═══ Record excerpts

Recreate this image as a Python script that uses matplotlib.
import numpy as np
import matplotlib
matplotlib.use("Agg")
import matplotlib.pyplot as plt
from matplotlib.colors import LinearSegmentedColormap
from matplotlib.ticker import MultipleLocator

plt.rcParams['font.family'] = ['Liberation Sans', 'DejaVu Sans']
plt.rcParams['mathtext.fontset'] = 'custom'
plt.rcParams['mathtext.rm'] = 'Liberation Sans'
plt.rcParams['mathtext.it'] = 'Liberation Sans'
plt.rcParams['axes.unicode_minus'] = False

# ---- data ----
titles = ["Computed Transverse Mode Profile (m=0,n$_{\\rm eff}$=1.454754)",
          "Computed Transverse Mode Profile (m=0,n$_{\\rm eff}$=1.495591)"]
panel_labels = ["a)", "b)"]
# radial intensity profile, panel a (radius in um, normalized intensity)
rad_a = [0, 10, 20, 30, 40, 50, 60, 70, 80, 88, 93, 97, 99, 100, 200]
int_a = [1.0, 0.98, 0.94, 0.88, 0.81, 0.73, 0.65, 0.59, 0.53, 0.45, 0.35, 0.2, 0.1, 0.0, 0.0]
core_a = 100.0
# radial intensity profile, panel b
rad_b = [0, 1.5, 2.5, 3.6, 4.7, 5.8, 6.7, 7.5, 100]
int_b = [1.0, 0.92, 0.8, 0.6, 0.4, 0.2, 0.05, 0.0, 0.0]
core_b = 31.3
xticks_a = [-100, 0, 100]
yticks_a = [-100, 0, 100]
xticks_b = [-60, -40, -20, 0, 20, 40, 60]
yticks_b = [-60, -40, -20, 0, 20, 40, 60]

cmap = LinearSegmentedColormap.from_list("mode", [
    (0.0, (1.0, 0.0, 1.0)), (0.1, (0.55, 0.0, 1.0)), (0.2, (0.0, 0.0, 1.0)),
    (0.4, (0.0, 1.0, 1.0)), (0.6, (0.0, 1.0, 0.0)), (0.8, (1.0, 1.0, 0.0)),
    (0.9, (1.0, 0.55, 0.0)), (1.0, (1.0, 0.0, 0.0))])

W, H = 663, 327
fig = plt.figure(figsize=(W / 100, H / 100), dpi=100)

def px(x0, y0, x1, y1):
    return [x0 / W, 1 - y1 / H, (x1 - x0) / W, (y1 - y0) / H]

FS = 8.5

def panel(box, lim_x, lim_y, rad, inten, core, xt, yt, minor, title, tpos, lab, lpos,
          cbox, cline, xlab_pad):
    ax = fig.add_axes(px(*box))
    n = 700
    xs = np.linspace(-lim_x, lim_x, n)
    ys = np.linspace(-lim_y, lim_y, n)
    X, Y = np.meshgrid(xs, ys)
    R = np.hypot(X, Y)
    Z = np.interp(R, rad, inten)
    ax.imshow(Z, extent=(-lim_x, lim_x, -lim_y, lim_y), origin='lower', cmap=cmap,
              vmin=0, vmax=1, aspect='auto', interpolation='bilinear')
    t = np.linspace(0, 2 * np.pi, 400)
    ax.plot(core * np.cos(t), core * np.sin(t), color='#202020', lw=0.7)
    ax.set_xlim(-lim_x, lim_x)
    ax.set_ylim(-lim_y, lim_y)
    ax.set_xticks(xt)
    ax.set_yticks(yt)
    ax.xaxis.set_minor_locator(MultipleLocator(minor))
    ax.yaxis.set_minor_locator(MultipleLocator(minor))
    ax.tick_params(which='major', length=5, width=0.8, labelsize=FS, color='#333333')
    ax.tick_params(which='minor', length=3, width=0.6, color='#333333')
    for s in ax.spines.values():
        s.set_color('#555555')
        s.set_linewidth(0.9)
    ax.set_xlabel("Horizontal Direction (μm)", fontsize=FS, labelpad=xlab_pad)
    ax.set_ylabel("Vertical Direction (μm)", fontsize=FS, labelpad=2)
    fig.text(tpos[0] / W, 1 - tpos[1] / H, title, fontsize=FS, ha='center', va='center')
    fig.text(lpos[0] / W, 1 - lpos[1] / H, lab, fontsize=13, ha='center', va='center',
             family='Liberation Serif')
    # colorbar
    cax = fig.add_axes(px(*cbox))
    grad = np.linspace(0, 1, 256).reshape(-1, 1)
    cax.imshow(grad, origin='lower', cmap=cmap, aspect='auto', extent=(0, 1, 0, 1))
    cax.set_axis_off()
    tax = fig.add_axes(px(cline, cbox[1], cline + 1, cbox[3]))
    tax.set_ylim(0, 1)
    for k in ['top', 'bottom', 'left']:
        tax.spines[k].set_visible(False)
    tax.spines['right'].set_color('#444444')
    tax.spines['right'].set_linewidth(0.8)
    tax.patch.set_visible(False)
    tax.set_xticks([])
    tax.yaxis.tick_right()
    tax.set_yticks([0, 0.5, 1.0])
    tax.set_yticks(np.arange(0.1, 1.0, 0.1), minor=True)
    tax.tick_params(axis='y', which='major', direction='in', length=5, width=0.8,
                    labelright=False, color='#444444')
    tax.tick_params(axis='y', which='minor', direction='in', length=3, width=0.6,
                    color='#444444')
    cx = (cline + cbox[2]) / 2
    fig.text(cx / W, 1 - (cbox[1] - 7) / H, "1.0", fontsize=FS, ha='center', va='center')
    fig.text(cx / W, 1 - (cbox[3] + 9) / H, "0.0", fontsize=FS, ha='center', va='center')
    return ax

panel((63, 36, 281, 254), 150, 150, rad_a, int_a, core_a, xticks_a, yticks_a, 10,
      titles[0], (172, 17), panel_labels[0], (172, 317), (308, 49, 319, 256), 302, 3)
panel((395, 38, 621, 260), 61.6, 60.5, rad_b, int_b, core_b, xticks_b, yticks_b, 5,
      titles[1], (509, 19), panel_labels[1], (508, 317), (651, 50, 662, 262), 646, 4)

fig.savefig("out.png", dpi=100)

══════
═══ Record excerpts

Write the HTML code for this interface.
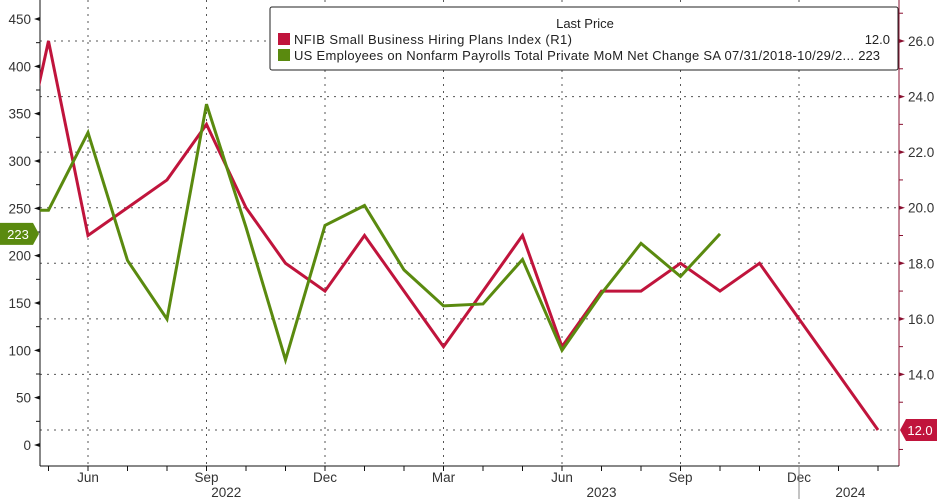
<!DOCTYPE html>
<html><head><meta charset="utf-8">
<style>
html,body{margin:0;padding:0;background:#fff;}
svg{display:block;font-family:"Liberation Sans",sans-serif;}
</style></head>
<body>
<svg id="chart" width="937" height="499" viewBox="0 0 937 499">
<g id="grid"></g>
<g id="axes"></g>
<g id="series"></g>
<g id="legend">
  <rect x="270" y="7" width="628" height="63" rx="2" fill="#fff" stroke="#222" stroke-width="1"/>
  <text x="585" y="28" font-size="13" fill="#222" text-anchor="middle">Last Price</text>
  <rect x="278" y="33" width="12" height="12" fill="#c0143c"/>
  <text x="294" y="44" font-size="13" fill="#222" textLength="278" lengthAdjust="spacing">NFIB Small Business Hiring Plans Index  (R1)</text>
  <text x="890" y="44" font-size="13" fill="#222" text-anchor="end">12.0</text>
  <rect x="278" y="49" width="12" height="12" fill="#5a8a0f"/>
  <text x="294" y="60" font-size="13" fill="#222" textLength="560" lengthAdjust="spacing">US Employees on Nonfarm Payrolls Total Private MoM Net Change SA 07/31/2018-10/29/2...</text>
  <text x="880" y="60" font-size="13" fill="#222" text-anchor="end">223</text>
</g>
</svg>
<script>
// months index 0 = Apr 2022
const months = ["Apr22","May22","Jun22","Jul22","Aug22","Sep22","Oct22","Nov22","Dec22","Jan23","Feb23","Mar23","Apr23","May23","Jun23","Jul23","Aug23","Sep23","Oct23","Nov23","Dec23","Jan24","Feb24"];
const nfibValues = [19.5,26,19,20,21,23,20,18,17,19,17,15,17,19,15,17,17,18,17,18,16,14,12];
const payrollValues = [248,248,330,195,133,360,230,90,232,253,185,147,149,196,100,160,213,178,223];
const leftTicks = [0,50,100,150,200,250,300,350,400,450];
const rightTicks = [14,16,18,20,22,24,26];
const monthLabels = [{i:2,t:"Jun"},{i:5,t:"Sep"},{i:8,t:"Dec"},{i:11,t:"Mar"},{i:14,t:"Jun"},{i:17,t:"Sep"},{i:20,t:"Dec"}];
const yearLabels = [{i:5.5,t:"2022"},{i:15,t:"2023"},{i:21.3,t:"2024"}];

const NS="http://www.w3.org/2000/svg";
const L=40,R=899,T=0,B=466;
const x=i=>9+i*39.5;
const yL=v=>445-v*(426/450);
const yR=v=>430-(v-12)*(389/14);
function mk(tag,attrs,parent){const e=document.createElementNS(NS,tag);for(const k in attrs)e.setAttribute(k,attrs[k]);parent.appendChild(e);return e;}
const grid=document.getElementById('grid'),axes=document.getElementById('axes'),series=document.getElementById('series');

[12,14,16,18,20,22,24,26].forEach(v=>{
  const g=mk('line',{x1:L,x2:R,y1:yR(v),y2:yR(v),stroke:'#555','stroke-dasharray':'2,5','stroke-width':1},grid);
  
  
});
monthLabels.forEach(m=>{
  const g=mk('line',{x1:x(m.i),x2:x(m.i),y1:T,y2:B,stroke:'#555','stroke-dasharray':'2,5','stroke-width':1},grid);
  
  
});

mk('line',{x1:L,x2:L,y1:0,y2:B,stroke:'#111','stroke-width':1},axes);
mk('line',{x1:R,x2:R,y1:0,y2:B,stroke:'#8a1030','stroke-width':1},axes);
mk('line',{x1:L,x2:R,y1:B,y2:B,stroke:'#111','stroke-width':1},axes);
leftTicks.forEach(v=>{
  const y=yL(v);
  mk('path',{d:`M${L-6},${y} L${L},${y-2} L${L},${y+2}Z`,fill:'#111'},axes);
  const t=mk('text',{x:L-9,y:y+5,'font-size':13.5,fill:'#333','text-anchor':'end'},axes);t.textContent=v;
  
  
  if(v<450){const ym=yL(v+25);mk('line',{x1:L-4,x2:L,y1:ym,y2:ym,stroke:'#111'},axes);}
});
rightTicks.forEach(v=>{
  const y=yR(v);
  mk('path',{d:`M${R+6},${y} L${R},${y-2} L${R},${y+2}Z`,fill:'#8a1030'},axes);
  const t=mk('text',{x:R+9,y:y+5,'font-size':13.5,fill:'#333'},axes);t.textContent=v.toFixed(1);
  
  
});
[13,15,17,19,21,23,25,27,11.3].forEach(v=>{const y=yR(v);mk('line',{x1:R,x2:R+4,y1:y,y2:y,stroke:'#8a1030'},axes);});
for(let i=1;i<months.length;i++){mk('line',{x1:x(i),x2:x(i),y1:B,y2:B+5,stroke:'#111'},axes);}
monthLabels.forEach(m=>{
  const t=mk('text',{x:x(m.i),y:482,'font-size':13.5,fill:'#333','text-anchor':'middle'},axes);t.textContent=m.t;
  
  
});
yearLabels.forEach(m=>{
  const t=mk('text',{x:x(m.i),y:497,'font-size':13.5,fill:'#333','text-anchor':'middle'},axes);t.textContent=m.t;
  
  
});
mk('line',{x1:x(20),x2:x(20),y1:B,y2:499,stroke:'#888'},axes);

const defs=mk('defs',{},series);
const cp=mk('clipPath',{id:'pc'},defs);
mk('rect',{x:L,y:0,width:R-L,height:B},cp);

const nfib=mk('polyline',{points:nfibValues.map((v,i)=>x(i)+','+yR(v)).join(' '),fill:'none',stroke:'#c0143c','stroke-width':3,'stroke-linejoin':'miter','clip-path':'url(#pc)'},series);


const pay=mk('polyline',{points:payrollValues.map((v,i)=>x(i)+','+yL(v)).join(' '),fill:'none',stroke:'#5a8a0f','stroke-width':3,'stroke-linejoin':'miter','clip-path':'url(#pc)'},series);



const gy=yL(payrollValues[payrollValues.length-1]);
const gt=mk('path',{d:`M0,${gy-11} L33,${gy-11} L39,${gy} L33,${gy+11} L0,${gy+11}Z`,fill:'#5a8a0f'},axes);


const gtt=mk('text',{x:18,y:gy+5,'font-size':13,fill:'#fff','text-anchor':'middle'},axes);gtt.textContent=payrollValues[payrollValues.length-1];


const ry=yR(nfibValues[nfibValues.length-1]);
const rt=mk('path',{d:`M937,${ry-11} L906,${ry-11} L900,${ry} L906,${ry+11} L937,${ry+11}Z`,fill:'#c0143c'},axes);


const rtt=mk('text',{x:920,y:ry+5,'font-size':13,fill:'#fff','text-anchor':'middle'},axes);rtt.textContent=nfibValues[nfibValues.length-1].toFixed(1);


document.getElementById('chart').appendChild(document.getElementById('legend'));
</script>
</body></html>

══════
═══ Record excerpts

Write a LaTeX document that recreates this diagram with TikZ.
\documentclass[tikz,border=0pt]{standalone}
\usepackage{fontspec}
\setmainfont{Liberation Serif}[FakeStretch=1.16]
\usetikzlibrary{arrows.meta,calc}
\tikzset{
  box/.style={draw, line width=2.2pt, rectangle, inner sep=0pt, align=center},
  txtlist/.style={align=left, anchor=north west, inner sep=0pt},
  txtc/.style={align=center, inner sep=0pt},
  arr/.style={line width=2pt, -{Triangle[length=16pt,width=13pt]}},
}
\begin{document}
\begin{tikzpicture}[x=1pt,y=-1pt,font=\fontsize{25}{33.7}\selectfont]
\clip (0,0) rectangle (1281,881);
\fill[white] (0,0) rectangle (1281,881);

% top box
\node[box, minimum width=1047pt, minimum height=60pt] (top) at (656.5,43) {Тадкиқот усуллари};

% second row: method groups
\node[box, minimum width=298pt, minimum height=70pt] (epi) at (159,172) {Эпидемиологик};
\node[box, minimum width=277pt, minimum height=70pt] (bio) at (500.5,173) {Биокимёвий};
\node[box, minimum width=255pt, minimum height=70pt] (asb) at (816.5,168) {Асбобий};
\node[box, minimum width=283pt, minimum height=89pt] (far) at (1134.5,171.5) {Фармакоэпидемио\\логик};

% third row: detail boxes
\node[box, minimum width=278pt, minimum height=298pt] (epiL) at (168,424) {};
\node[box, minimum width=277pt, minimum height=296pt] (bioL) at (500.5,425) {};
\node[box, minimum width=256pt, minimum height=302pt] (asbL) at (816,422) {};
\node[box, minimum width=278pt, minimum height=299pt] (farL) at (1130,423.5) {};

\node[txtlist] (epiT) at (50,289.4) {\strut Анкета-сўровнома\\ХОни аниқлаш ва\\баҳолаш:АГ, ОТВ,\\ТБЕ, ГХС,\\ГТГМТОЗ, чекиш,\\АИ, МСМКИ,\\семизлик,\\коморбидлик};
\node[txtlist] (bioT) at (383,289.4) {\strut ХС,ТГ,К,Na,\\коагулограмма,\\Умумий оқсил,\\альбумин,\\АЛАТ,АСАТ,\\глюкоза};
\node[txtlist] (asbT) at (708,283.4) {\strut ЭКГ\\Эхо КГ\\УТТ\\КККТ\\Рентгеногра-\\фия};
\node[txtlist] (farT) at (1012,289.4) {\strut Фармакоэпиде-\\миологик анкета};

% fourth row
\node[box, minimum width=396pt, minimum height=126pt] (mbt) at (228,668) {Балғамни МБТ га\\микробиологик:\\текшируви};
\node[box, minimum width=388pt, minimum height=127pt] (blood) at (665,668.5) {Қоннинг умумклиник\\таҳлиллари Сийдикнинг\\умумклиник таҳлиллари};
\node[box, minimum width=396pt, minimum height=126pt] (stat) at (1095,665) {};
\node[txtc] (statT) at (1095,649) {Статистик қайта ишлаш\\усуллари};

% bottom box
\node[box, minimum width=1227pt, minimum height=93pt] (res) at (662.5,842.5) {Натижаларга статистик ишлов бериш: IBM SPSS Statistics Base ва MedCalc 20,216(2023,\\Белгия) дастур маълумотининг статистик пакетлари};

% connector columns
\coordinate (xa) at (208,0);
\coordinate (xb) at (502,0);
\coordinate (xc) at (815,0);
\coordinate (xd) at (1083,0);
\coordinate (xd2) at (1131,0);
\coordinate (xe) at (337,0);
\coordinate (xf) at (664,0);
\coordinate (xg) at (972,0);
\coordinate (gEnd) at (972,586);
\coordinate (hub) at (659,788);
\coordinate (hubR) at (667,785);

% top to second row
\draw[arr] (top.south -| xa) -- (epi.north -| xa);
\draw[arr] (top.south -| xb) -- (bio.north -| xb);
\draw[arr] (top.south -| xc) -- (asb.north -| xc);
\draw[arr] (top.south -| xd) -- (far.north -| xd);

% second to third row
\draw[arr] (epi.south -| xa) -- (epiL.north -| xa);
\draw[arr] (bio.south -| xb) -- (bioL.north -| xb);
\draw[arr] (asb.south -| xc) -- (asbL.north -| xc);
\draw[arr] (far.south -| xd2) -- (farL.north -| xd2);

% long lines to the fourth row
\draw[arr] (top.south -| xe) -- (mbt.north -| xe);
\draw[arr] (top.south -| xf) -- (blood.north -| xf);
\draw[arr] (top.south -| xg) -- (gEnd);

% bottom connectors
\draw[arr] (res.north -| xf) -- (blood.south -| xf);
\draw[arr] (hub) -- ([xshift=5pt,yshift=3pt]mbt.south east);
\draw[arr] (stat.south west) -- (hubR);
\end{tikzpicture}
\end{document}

══════

Set task => Go through the data above and find the lines with the word "this". Copy each of those lines.

Finished task =>
Recreate this image as a Python script that uses matplotlib.
Write the HTML code for this interface.
Write a LaTeX document that recreates this diagram with TikZ.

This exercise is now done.